REQUEST ::
Exactly as written, write out the lines below from the first to the one containing "const endTime = Date.UTC(2026, 7, 7, 3, 36);", inclusive. Pictures do not belong in the copy.

INFORMATION SUPPLIED ::
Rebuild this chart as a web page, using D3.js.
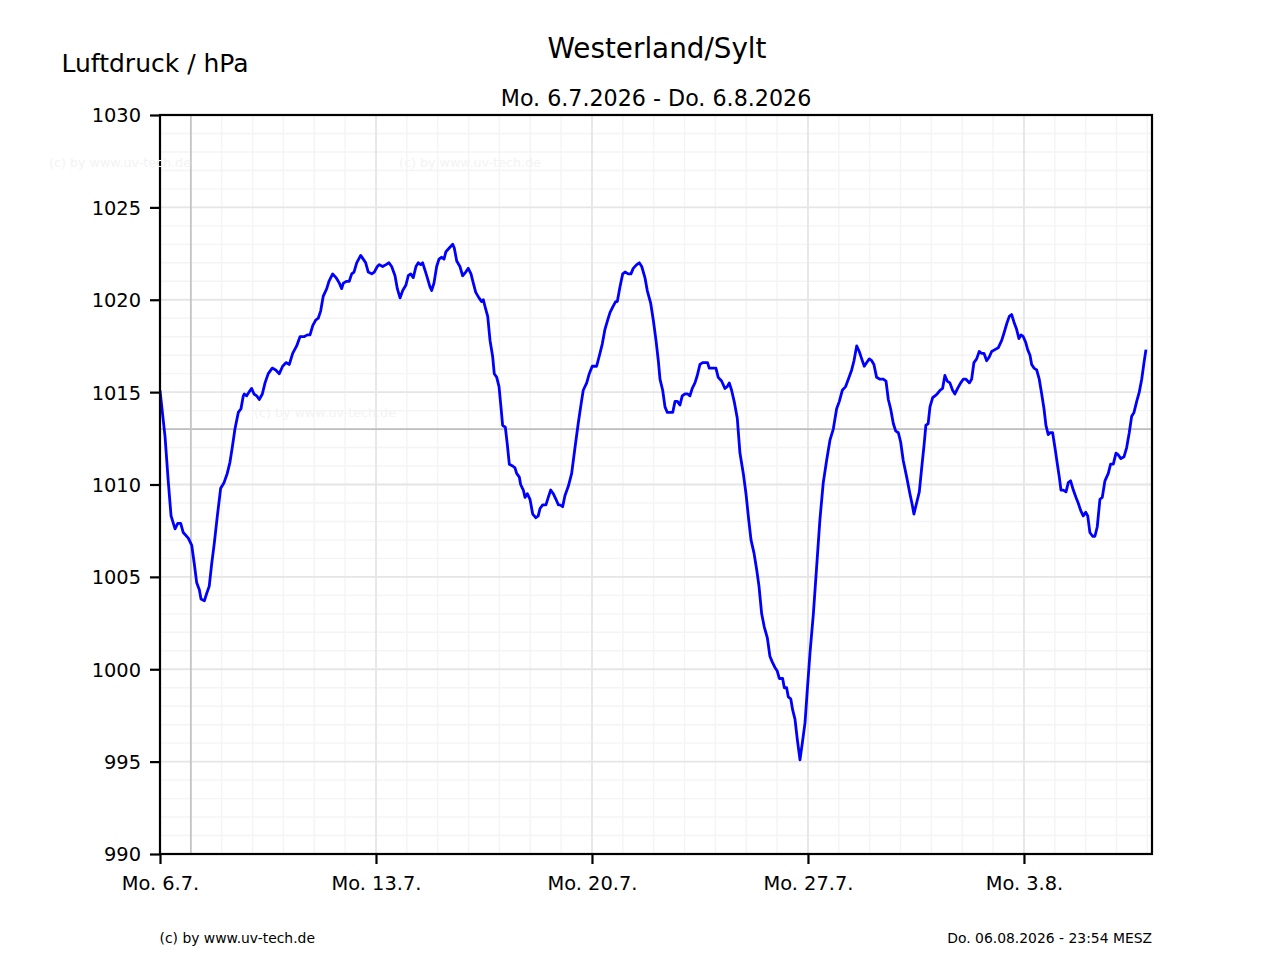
<!DOCTYPE html>
<html>
<head>
<meta charset="utf-8">
<script src="https://cdn.jsdelivr.net/npm/d3@7/dist/d3.min.js"></script>
<style>
  html, body { margin: 0; padding: 0; background: #fff; }
  svg { display: block; font-family: "DejaVu Sans", sans-serif; }
</style>
</head>
<body>
<svg id="chart" width="1280" height="960"></svg>
<script>
// ---------------- data ----------------
const stationName = "Westerland/Sylt";
const periodLabel = "Mo. 6.7.2026 - Do. 6.8.2026";
const yLabel = "Luftdruck / hPa";
const footerLeft = "(c) by www.uv-tech.de";
const footerRight = "Do. 06.08.2026 - 23:54 MESZ";
const watermark = "(c) by  www.uv-tech.de";

const startTime = Date.UTC(2026, 6, 6, 0, 0);
const endTime = Date.UTC(2026, 7, 7, 3, 36);

const xTickDates = [Date.UTC(2026,6,6), Date.UTC(2026,6,13), Date.UTC(2026,6,20), Date.UTC(2026,6,27), Date.UTC(2026,7,3)];
const xTickLabels = ["Mo. 6.7.", "Mo. 13.7.", "Mo. 20.7.", "Mo. 27.7.", "Mo. 3.8."];
const yTicks = [990, 995, 1000, 1005, 1010, 1015, 1020, 1025, 1030];
const yDomain = [990, 1030];
const refPressure = 1013;
const refDate = Date.UTC(2026, 6, 7);

// hours since Mo. 6.7.2026 00:00
const hours = [0,3.9,6.5,8.6,11.7,13.8,16.1,18.1,22.0,24.7,26.7,28.5,30.6,31.9,34.5,36.3,38.3,40.2,42.2,44.6,47.2,49.8,52.3,54.4,56.2,58.3,60.9,63.0,64.8,65.6,67.4,69.2,71.3,73.1,75.2,77.2,79.6,81.7,84.2,87.3,90.0,92.8,95.4,98.0,100.6,103.2,106.3,108.9,112.0,114.6,116.7,118.8,121.1,123.1,125.0,127.0,129.7,131.4,134.3,136.9,139.5,141.3,142.6,145.2,147.2,149.1,150.9,153.0,156.1,158.1,160.0,162.0,164.7,166.7,169.0,170.6,173.2,175.8,178.1,180.2,182.8,184.6,186.7,188.8,191.3,193.1,195.0,197.0,199.1,200.9,202.8,204.3,206.1,207.9,210.0,211.3,213.1,215.2,217.0,219.1,220.9,222.4,225.0,227.7,228.9,230.8,233.3,235.4,237.8,239.8,241.9,243.7,245.6,248.1,250.2,251.5,253.3,254.9,256.7,258.8,260.0,261.9,263.7,265.2,266.5,268.6,270.1,271.7,274.3,276.1,277.4,279.5,280.5,282.6,283.9,285.7,287.8,289.9,292.4,294.2,295.6,297.7,300.2,302.0,303.9,305.9,308.0,309.8,311.1,313.2,315.0,317.6,320.2,322.8,325.3,327.2,329.2,331.9,333.9,336.2,339.6,342.2,344.0,346.1,348.2,350.0,352.1,354.4,355.7,357.8,359.9,361.7,364.2,366.3,368.1,370.8,372.8,374.7,377.2,379.0,381.7,383.7,385.8,387.6,388.9,391.0,392.8,394.6,396.7,398.8,400.6,402.4,404.4,406.2,408.3,410.4,412.2,414.0,416.1,417.9,420.0,422.1,424.6,425.9,427.2,429.8,432.4,434.2,436.8,439.4,441.2,442.8,444.6,446.6,449.0,451.1,453.7,455.8,457.9,459.7,462.0,464.1,465.9,468.0,470.0,472.4,474.4,476.2,478.3,480.1,481.7,484.3,485.6,487.4,488.7,490.6,492.1,493.9,495.7,497.8,499.6,501.7,503.5,505.6,508.2,510.8,513.3,515.9,518.5,521.1,523.7,526.3,528.4,530.7,533.3,535.4,538.0,539.8,541.9,543.9,545.8,547.8,549.7,551.7,553.6,555.3,557.4,560.0,562.6,564.7,566.5,568.3,570.4,572.2,574.3,576.1,578.1,580.8,583.3,585.1,586.4,588.5,590.6,592.6,594.4,595.7,597.5,598.9,601.0,602.8,604.5,606.7,608.7,610.5,612.3,614.4,616.5,618.3,620.4,622.8,624.8,626.9,629.5,631.3,633.1,635.2,637.2,639.1,640.9,643.0,645.0,646.9,649.4,652.0,654.7,656.5,658.6,660.6,662.4,664.2,666.3,668.1,669.7,671.5,673.3,674.9,676.7,678.0,679.8,681.9,683.9,685.8,687.6,689.1,690.9,692.2,694.3,696.1,698.2,699.5,700.8,702.6,704.7,706.5,708.3,710.4,712.5,714.2,716.1,718.1,720.0,721.6,723.3,725.4,727.2,729.0,731.1,732.9,735.0,737.6,739.4,741.5,743.6,745.4,747.4,749.8,751.9,753.9,755.8,757.6,759.7,761.7,763.6,765.4,766.9];

// pressure in hPa
const pressure = [1015.1,1012.6,1010.1,1008.3,1007.6,1007.9,1007.9,1007.4,1007.1,1006.7,1005.7,1004.7,1004.3,1003.8,1003.7,1004.1,1004.5,1005.7,1006.8,1008.3,1009.8,1010.1,1010.6,1011.2,1012.0,1013.0,1013.9,1014.1,1014.8,1014.9,1014.8,1015.0,1015.2,1014.9,1014.8,1014.6,1014.9,1015.5,1016.0,1016.3,1016.2,1016.0,1016.4,1016.6,1016.5,1017.1,1017.5,1018.0,1018.0,1018.1,1018.1,1018.6,1018.9,1019.0,1019.4,1020.2,1020.6,1021.0,1021.4,1021.2,1020.9,1020.6,1020.9,1021.0,1021.0,1021.4,1021.5,1022.0,1022.4,1022.2,1022.0,1021.5,1021.4,1021.5,1021.8,1021.9,1021.8,1021.9,1022.0,1021.8,1021.3,1020.6,1020.1,1020.5,1020.8,1021.3,1021.4,1021.2,1021.8,1022.0,1021.9,1022.0,1021.6,1021.2,1020.7,1020.5,1020.9,1021.8,1022.2,1022.3,1022.2,1022.6,1022.8,1023.0,1022.8,1022.1,1021.8,1021.3,1021.5,1021.7,1021.4,1020.9,1020.4,1020.1,1019.9,1020.0,1019.5,1019.1,1017.8,1016.9,1016.0,1015.8,1015.3,1014.2,1013.2,1013.1,1012.2,1011.1,1011.0,1010.9,1010.6,1010.4,1010.0,1009.7,1009.3,1009.5,1009.2,1008.4,1008.2,1008.3,1008.7,1008.9,1008.9,1009.3,1009.7,1009.5,1009.2,1008.9,1008.9,1008.8,1009.4,1009.9,1010.6,1012.0,1013.3,1014.2,1015.1,1015.5,1016.0,1016.4,1016.4,1017.1,1017.6,1018.4,1018.9,1019.3,1019.6,1019.9,1019.9,1020.7,1021.4,1021.5,1021.4,1021.4,1021.7,1021.9,1022.0,1021.8,1021.2,1020.5,1019.8,1018.9,1017.8,1016.7,1015.7,1015.1,1014.2,1013.9,1013.9,1013.9,1014.5,1014.5,1014.3,1014.8,1014.9,1014.9,1014.8,1015.2,1015.5,1015.9,1016.5,1016.6,1016.6,1016.6,1016.3,1016.3,1016.3,1015.8,1015.6,1015.2,1015.3,1015.5,1015.1,1014.5,1013.6,1011.7,1010.6,1009.5,1008.1,1007.0,1006.3,1005.4,1004.5,1003.0,1002.3,1001.7,1000.7,1000.4,1000.1,999.9,999.5,999.5,999.0,999.0,998.5,998.4,997.8,997.3,996.2,995.1,996.0,997.1,998.9,1000.9,1003.0,1005.6,1008.1,1010.1,1011.3,1012.4,1013.0,1014.1,1014.5,1015.1,1015.3,1015.7,1016.2,1016.7,1017.5,1017.2,1016.8,1016.4,1016.6,1016.8,1016.7,1016.5,1015.8,1015.7,1015.7,1015.6,1014.6,1014.1,1013.3,1012.9,1012.8,1012.3,1011.3,1010.4,1009.5,1008.9,1008.4,1009.0,1009.6,1011.0,1012.2,1013.2,1013.3,1014.2,1014.7,1014.8,1014.9,1015.1,1015.2,1015.9,1015.6,1015.5,1015.1,1014.9,1015.2,1015.5,1015.7,1015.7,1015.5,1015.7,1016.6,1016.8,1017.2,1017.1,1017.1,1016.7,1016.9,1017.2,1017.3,1017.4,1017.8,1018.2,1018.7,1019.1,1019.2,1018.8,1018.4,1017.9,1018.1,1018.0,1017.7,1017.3,1017.0,1016.5,1016.3,1016.2,1015.7,1014.9,1014.1,1013.2,1012.7,1012.8,1012.8,1012.0,1011.0,1010.4,1009.7,1009.7,1009.6,1010.1,1010.2,1009.7,1009.3,1009.0,1008.6,1008.3,1008.5,1008.3,1007.4,1007.2,1007.2,1007.7,1009.2,1009.3,1010.2,1010.6,1011.1,1011.1,1011.7,1011.6,1011.4,1011.5,1012.0,1012.8,1013.7,1013.9,1014.5,1015.0,1015.7,1016.6,1017.3];

// ---------------- chart ----------------
const W = 1280, H = 960;
const margin = { left: 160, right: 128, top: 115, bottom: 106 };
const plotW = W - margin.left - margin.right;   // 992
const plotH = H - margin.top - margin.bottom;   // 739

const svg = d3.select("#chart");
const x = d3.scaleUtc().domain([new Date(startTime), new Date(endTime)]).range([0, plotW]);
const y = d3.scaleLinear().domain(yDomain).range([plotH, 0]);

const g = svg.append("g").attr("transform", `translate(${margin.left},${margin.top})`);

// watermarks (figure coordinates)
const wm = svg.append("g").attr("fill", "#f3f3f3").attr("font-size", "12.7px");
wm.append("text").attr("x", 49).attr("y", 167).text(watermark);
wm.append("text").attr("x", 399).attr("y", 167).text(watermark);
wm.append("text").attr("x", 254).attr("y", 417).text(watermark);

// minor grid
const days = d3.utcDay.range(new Date(startTime), new Date(endTime));
g.append("g").selectAll("line").data(days).join("line")
  .attr("x1", d => x(d)).attr("x2", d => x(d)).attr("y1", 0).attr("y2", plotH)
  .attr("stroke", "#f4f4f4").attr("stroke-width", 1.4);
const minorY = d3.range(yDomain[0], yDomain[1] + 1, 1);
g.append("g").selectAll("line").data(minorY).join("line")
  .attr("x1", 0).attr("x2", plotW).attr("y1", d => y(d)).attr("y2", d => y(d))
  .attr("stroke", "#f4f4f4").attr("stroke-width", 1.4);

// major grid
g.append("g").selectAll("line").data(xTickDates).join("line")
  .attr("x1", d => x(new Date(d))).attr("x2", d => x(new Date(d))).attr("y1", 0).attr("y2", plotH)
  .attr("stroke", "#e6e6e6").attr("stroke-width", 1.8);
g.append("g").selectAll("line").data(yTicks).join("line")
  .attr("x1", 0).attr("x2", plotW).attr("y1", d => y(d)).attr("y2", d => y(d))
  .attr("stroke", "#e6e6e6").attr("stroke-width", 1.8);

// reference lines
g.append("line")
  .attr("x1", 0).attr("x2", plotW).attr("y1", y(refPressure)).attr("y2", y(refPressure))
  .attr("stroke", "#bdbdbd").attr("stroke-width", 1.8);
g.append("line")
  .attr("x1", x(new Date(refDate))).attr("x2", x(new Date(refDate))).attr("y1", 0).attr("y2", plotH)
  .attr("stroke", "#c4c4c4").attr("stroke-width", 1.8);

// data line
svg.append("defs").append("clipPath").attr("id", "clip")
  .append("rect").attr("width", plotW).attr("height", plotH);
const pts = hours.map((h, i) => ({ t: new Date(startTime + h * 3600e3), v: pressure[i] }));
const line = d3.line().x(d => x(d.t)).y(d => y(d.v));
g.append("path").datum(pts)
  .attr("clip-path", "url(#clip)")
  .attr("d", line)
  .attr("fill", "none").attr("stroke", "#0000ff").attr("stroke-width", 2.8)
  .attr("stroke-linejoin", "round").attr("stroke-linecap", "butt");

// frame
g.append("rect").attr("width", plotW).attr("height", plotH)
  .attr("fill", "none").attr("stroke", "#000").attr("stroke-width", 2.2);

// axes
const xAxis = d3.axisBottom(x)
  .tickValues(xTickDates.map(d => new Date(d)))
  .tickFormat((d, i) => xTickLabels[i])
  .tickSizeInner(10).tickSizeOuter(0).tickPadding(9);
const gx = g.append("g").attr("transform", `translate(0,${plotH})`).call(xAxis);
gx.select(".domain").remove();
gx.selectAll(".tick line").attr("stroke", "#000").attr("stroke-width", 2.2);
gx.selectAll(".tick text").attr("font-size", "19.4px").attr("font-family", "DejaVu Sans").attr("fill", "#000")
  .attr("dy", null).attr("y", 36);

const yAxis = d3.axisLeft(y).tickValues(yTicks).tickFormat(d3.format("d"))
  .tickSizeInner(10).tickSizeOuter(0).tickPadding(9);
const gy = g.append("g").call(yAxis);
gy.select(".domain").remove();
gy.selectAll(".tick line").attr("stroke", "#000").attr("stroke-width", 2.2);
gy.selectAll(".tick text").attr("font-size", "19.4px").attr("font-family", "DejaVu Sans").attr("fill", "#000")
  .attr("dy", "0.36em");

// titles
svg.append("text").attr("x", 657).attr("y", 58).attr("text-anchor", "middle")
  .attr("font-size", "27.8px").text(stationName);
svg.append("text").attr("x", 656).attr("y", 106).attr("text-anchor", "middle")
  .attr("font-size", "22.2px").text(periodLabel);
svg.append("text").attr("x", 61.5).attr("y", 72).attr("font-size", "25px").text(yLabel);

// footer
svg.append("text").attr("x", 159.5).attr("y", 943).attr("font-size", "13.9px").text(footerLeft);
svg.append("text").attr("x", 1152).attr("y", 943).attr("text-anchor", "end")
  .attr("font-size", "13.9px").text(footerRight);
</script>
</body>
</html>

OUTPUT OF THE TASK ::
Rebuild this chart as a web page, using D3.js.
<!DOCTYPE html>
<html>
<head>
<meta charset="utf-8">
<script src="https://cdn.jsdelivr.net/npm/d3@7/dist/d3.min.js"></script>
<style>
  html, body { margin: 0; padding: 0; background: #fff; }
  svg { display: block; font-family: "DejaVu Sans", sans-serif; }
</style>
</head>
<body>
<svg id="chart" width="1280" height="960"></svg>
<script>
// ---------------- data ----------------
const stationName = "Westerland/Sylt";
const periodLabel = "Mo. 6.7.2026 - Do. 6.8.2026";
const yLabel = "Luftdruck / hPa";
const footerLeft = "(c) by www.uv-tech.de";
const footerRight = "Do. 06.08.2026 - 23:54 MESZ";
const watermark = "(c) by  www.uv-tech.de";

const startTime = Date.UTC(2026, 6, 6, 0, 0);
const endTime = Date.UTC(2026, 7, 7, 3, 36);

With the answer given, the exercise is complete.